At Jungle Jim's, Adams said indoor signs are designed to break the store down into parts that correspond to the store map. The store has installed new 15-foot-long orange pylons that hang from the ceiling, to go along with hanging, orange-dotted aisle markers.
Other signage at Jungle Jim's is used just to promote the fun atmosphere, like the Crazy Charlie's Seafood Shop sign that hangs above the live seafood area. Plus, the store is looking at implementing multilingual signage to accommodate its large ethnic clientele.
Carts Become Child's Play
The latest shopping carts, geared toward families with small children, are designed to keep children amused while they are in the supermarket. In August 2001, McCue Corp., Salem, Mass., introduced the Bean, a cart fronted with a child's car intended for children between the ages of 2 and 6.

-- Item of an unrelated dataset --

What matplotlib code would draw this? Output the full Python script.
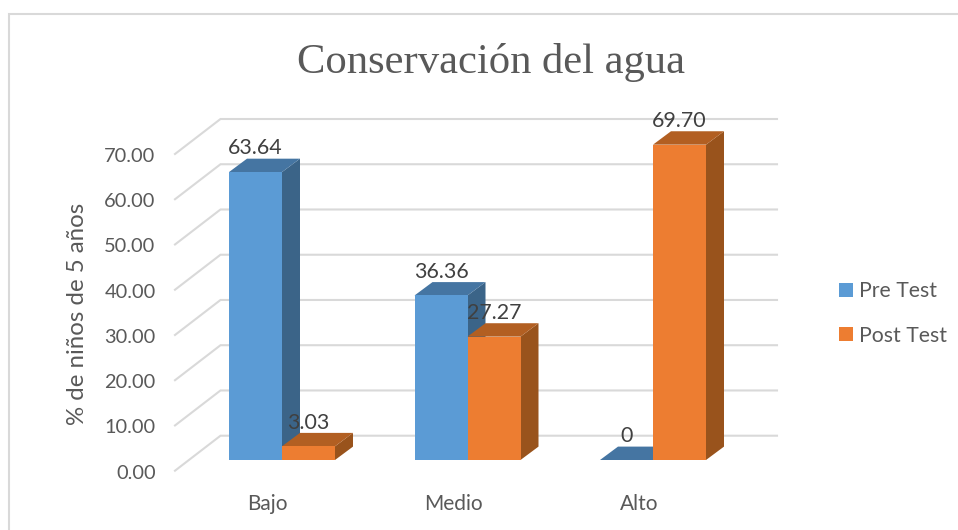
import matplotlib
matplotlib.use("Agg")
import numpy as np
import matplotlib.pyplot as plt
from matplotlib.lines import Line2D
from matplotlib.patches import Patch, Polygon
from matplotlib.transforms import ScaledTranslation

categorias = ["Bajo", "Medio", "Alto"]
pre_test = [63.64, 36.36, 0]
post_test = [3.03, 27.27, 69.70]
pre_labels = ["63.64", "36.36", "0"]
post_labels = ["3.03", "27.27", "69.70"]
y_ticks = [0, 10, 20, 30, 40, 50, 60, 70]

W, H = 958, 530
plt.rcParams['font.family'] = ['Lato', 'DejaVu Sans']

fig = plt.figure(figsize=(W / 100, H / 100), dpi=100)
fig.patch.set_facecolor("white")

# axes = front plane of the fake 3d box
ax = fig.add_axes([175 / W, 1 - 470.7 / H, (731.5 - 175) / W, (470.7 - 154) / H])
ax.set_xlim(-0.5, 2.5)
ax.set_ylim(0, 70)
ax.patch.set_visible(False)
for s in ax.spines.values():
    s.set_visible(False)

px_x = 3 / (731.5 - 175)       # data per pixel
px_y = 70 / (470.7 - 154)

wall_dx, wall_dy = 45.5 * px_x, 35 * px_y
bar_x0, bar_y0 = 14.25 * px_x, 10.7 * px_y
bar_dx, bar_dy = 18 * px_x, 13.4 * px_y
bar_w = 53 * px_x

GRID = "#D9D9D9"
for v in y_ticks:
    ax.plot([-0.5, -0.5 + wall_dx, 2.5 + wall_dx], [v, v + wall_dy, v + wall_dy],
            color=GRID, lw=1.5, clip_on=False, zorder=1, solid_joinstyle="miter")


def caja(xs, vals, front, top, side, z):
    ax.bar(xs, vals, bar_w, bottom=bar_y0, color=front, align="edge", zorder=z + 0.2, clip_on=False)
    for x, v in zip(xs, vals):
        yt = bar_y0 + v
        ax.add_patch(Polygon([(x + bar_w, bar_y0), (x + bar_w + bar_dx, bar_y0 + bar_dy),
                              (x + bar_w + bar_dx, yt + bar_dy), (x + bar_w, yt)],
                             fc=side, ec="none", zorder=z, clip_on=False))
        ax.add_patch(Polygon([(x, yt), (x + bar_dx, yt + bar_dy),
                              (x + bar_w + bar_dx, yt + bar_dy), (x + bar_w, yt)],
                             fc=top, ec="none", zorder=z + 0.1, clip_on=False))


pos = np.arange(len(categorias))
x_pre = pos + bar_x0 - bar_w
x_post = pos + bar_x0
caja(x_pre, pre_test, "#5B9BD5", "#4575A2", "#3B6488", 2)
caja(x_post, post_test, "#ED7D31", "#B25F22", "#99531C", 3)

for xs, vals, labs in [(x_pre, pre_test, pre_labels), (x_post, post_test, post_labels)]:
    for x, v, t in zip(xs, vals, labs):
        ax.annotate(t, (x + bar_w / 2, bar_y0 + v), xytext=(0, 17), textcoords="offset points",
                    ha="center", va="center", fontsize=15.4, color="#404040", zorder=10,
                    annotation_clip=False)

ax.set_yticks(y_ticks)
ax.set_yticklabels(["%.2f" % v for v in y_ticks], fontsize=14.4, color="#595959")
ax.set_xticks(pos)
ax.set_xticklabels(categorias, fontsize=15, color="#595959")
ax.tick_params(axis="both", length=0)
ax.tick_params(axis="y", pad=14)
ax.tick_params(axis="x", pad=17)
# y labels sit a pixel low in the original
nudge = ScaledTranslation(0, -1 / 100, fig.dpi_scale_trans)
for lab in ax.get_yticklabels():
    lab.set_transform(lab.get_transform() + nudge)

fig.text(78 / W, 1 - 314 / H, "% de niños de 5 años", rotation=90, ha="center", va="center",
         fontsize=17.3, color="#595959")
fig.text(491 / W, 1 - 62 / H, "Conservación del agua", ha="center", va="center",
         fontsize=30.7, color="#595959", family="Liberation Serif")

fig.legend(handles=[Patch(fc="#5B9BD5", label="Pre Test"), Patch(fc="#ED7D31", label="Post Test")],
           loc="center left", bbox_to_anchor=(839 / W, 1 - 313.5 / H), frameon=False, fontsize=15.3,
           labelcolor="#595959", handlelength=0.66, handleheight=0.66, handletextpad=0.28,
           labelspacing=1.13, borderpad=0, borderaxespad=0)

# only top and left of the chart frame are in the picture
fig.add_artist(Line2D([8.5 / W, 8.5 / W, 1], [0, 1 - 13.5 / H, 1 - 13.5 / H], transform=fig.transFigure,
                      color="#D9D9D9", lw=1.5, solid_joinstyle="miter"))

fig.savefig("out.png", dpi=100)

Dan Ballou, vice president of products and services at McCue, said that in addition to long checkout lines, the other aspect of going to supermarkets that people dislike is shopping with children. "Customer-friendly equipment such as the Bean helps to solve the latter problem and is part of the solution to keeping customers loyal," he said.
Giant Foods is using Bean shopping carts at 90 stores (about half of the total) and plans to add them to the remainder this year, except for older stores where aisles are too narrow to accommodate them. Giant currently uses between four and six Beans in each store, according to Scher. Because their children are amused, "the customer does not feel as rushed, and thus has a more pleasant experience," he said.
Adams said that along with Jungle Jim's emphasis on animation and visuals, the Bean is a large draw for children. Another child-oriented shopping cart that Jungle Jim's began using last year has two seats in the back instead of one, including seat-belt straps that secure the children.